Yes, my chest is a work of art on its own—I spend a lot of time in the gym to ensure that—but it’s the tat that’s caught her attention. It’s a stylized phoenix, wings spread, with bright flames curling up on either side of it. It covers my whole chest, the tail reaching down toward my navel.

Sarah wiggles down to put her face between my pecs, and then she starts to lick the outlines of the bird. Now I’m the one making the surprised noises. I can’t say anybody’s ever done that to me before. I like it.

She uses her tongue to outline the wings, then she finds my nipples and laves them, nips them. Bites them, and I jump at the sharp clench of her teeth. Her arms go around me again, and her nails dig in as she pulls the shirt the rest of the way off me and tosses it to join the jacket across the room somewhere.

“We should…” I break off as she drags her nails down my bare back. “We should go somewhere a little…roomier.”

“Mmm-hmm,” she agrees. She’s kissing across my collarbones now, and I think she’s finally completely on board with this. I move back then ease off the couch.

“What…” she protests.

“Shh,” I tell her. I scoop her up and carry her to the stairs, then up, down the hall, and into my bedroom.

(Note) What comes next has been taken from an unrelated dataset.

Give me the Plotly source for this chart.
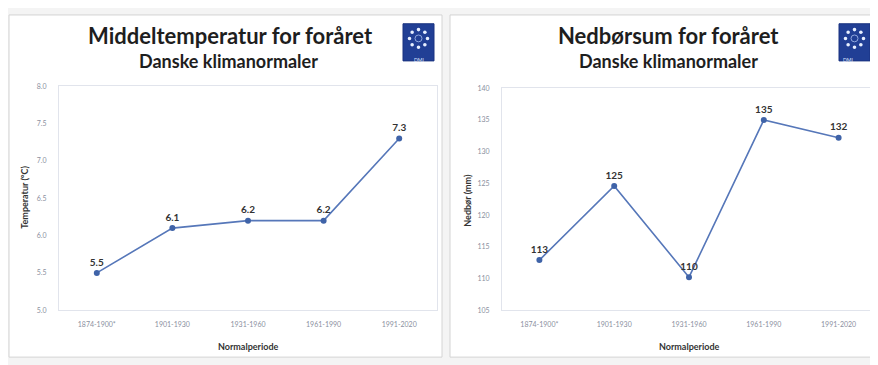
import math
import plotly.graph_objects as go

# The page body has an 8px margin, so the figure is laid out in viewport pixels minus 8.
OFF = 8
W, H = 870, 357

periods = ["1874-1900*", "1901-1930", "1931-1960", "1961-1990", "1991-2020"]
temp_values = [5.5, 6.1, 6.2, 6.2, 7.3]
precip_values = [112.9, 124.6, 110.2, 135.0, 132.2]

temp_ticks = [5.0, 5.5, 6.0, 6.5, 7.0, 7.5, 8.0]
precip_ticks = [105, 110, 115, 120, 125, 130, 135, 140]

left_title = "Middeltemperatur for foråret"
right_title = "Nedbørsum for foråret"
subtitle = "Danske klimanormaler"
temp_axis_title = "Temperatur (°C)"
precip_axis_title = "Nedbør (mm)"
x_axis_title = "Normalperiode"


def px(x):
    return (x - OFF) / W


def py(y):
    return 1 - (y - OFF) / H


LINE = "#5677b9"
MARK = "#3f63a8"
FONT = "Lato"

fig = go.Figure()
fig.add_trace(go.Scatter(
    x=periods, y=temp_values, mode="lines+markers+text",
    text=[f"{v:.1f}" for v in temp_values], textposition="top center",
    textfont=dict(family=FONT, size=10, color="#333333", weight="bold"),
    line=dict(color=LINE, width=1.6), marker=dict(color=MARK, size=6),
    cliponaxis=False, xaxis="x", yaxis="y", showlegend=False))
fig.add_trace(go.Scatter(
    x=periods, y=precip_values, mode="lines+markers+text",
    text=[f"{v:.0f}" for v in precip_values], textposition="top center",
    textfont=dict(family=FONT, size=10, color="#333333", weight="bold"),
    line=dict(color=LINE, width=1.6), marker=dict(color=MARK, size=6),
    cliponaxis=False, xaxis="x2", yaxis="y2", showlegend=False))

axis_common = dict(showgrid=False, zeroline=False, showline=True, mirror=True,
                   linecolor="#e1e4ec", linewidth=1,
                   tickfont=dict(family=FONT, size=7, color="#8b90a0"))

fig.update_layout(
    width=W, height=H, margin=dict(l=0, r=0, t=0, b=0),
    paper_bgcolor="#f4f4f4", plot_bgcolor="rgba(0,0,0,0)",
    xaxis=dict(domain=[px(59), px(437)], type="category", range=[-0.5, 4.5],
               ticklabelstandoff=7, **axis_common),
    yaxis=dict(domain=[py(312), py(83)], range=[5, 8], tickvals=temp_ticks,
               tickformat=".1f", ticklabelstandoff=10, anchor="x", **axis_common),
    xaxis2=dict(domain=[px(502), px(876)], type="category", range=[-0.5, 4.5],
                ticklabelstandoff=7, anchor="y2", **axis_common),
    yaxis2=dict(domain=[py(312), py(85)], range=[105, 140], tickvals=precip_ticks,
                ticklabelstandoff=10, anchor="x2", **axis_common),
)

shapes = []
# panels
for x0, x1 in [(9, 442), (450, 876)]:
    shapes.append(dict(type="rect", xref="paper", yref="paper", x0=px(x0), x1=px(x1),
                       y0=py(360), y1=py(10), fillcolor="white",
                       line=dict(color="#d4d4d4", width=1), layer="below"))

annotations = []


def logo(x0, y0, w=31, h=38):
    shapes.append(dict(type="rect", xref="paper", yref="paper", x0=px(x0), x1=px(x0 + w),
                       y0=py(y0 + h), y1=py(y0), fillcolor="#213f95",
                       line=dict(color="#1a3380", width=1)))
    cx, cy = x0 + w / 2, y0 + 15
    r = 9
    for k in range(8):
        a = k * math.pi / 4
        dx, dy = cx + r * math.cos(a), cy + r * math.sin(a)
        shapes.append(dict(type="circle", xref="paper", yref="paper",
                           x0=px(dx - 1.8), x1=px(dx + 1.8), y0=py(dy + 1.8), y1=py(dy - 1.8),
                           fillcolor="#e8f0ff", line=dict(width=0)))
    shapes.append(dict(type="circle", xref="paper", yref="paper",
                       x0=px(cx - 3.5), x1=px(cx + 3.5), y0=py(cy + 3.5), y1=py(cy - 3.5),
                       fillcolor="rgba(0,0,0,0)", line=dict(color="#8fa6dd", width=1)))
    annotations.append(dict(x=px(cx), y=py(y0 + 32), xref="paper", yref="paper",
                            text="DMI", showarrow=False,
                            font=dict(family=FONT, size=5, color="#dfe6ff")))


logo(403, 19)
logo(839, 19)


def ann(x, y, text, size, color="#1e1e1e", angle=0):
    annotations.append(dict(x=px(x), y=py(y), xref="paper", yref="paper", text=text,
                            showarrow=False, textangle=angle, xanchor="center", yanchor="middle",
                            font=dict(family=FONT, size=size, color=color, weight="bold")))


ann(230, 31, left_title, 22)
ann(228, 57, subtitle, 18)
ann(668, 31, right_title, 22)
ann(668, 57, subtitle, 18)
ann(25, 197, temp_axis_title, 9, "#333333", -90)
ann(468, 200, precip_axis_title, 9, "#333333", -90)
ann(248, 349, x_axis_title, 9, "#333333")
ann(689, 349, x_axis_title, 9, "#333333")

fig.update_layout(shapes=shapes, annotations=annotations)
fig.write_html("out.html")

There’s a slight hesitation—very slight—as I set her on her feet. She takes in the room, and I see that little spark of fear in her eyes again.

“It’s roomier,” I tell her.

That gets a reluctant laugh out of her. “Yes. It certainly is.”

I can tell she’s still a little unsure, so I take her shoulders in my hands gently and kiss her. She responds, like she has from the beginning, and it doesn’t take much to ratchet up the heat. A matter of seconds and she’s melting against me again, pushing up on her toes to kiss me harder, deeper.

“Okay,” she finally murmurs against my mouth. “Okay.”

I pick her up again. This time I carry her all the way to the bed and lay her down on top of the covers. She’s still wearing her dress from the party, and I want her naked, but there’s something else I want to do first. This is going to be about her, not about me getting my dick wet as fast as possible.

I take hold of the hem of the dress and ease it up her legs, bunching the material around her waist. Her long, slim legs are completely exposed, all the way past the soft cotton thong she’s wearing. I can almost feel the wet heat on my fingertips again, and I lower my face to her mound and breathe deep. She smells rich and musky, intensely aroused. And so hot.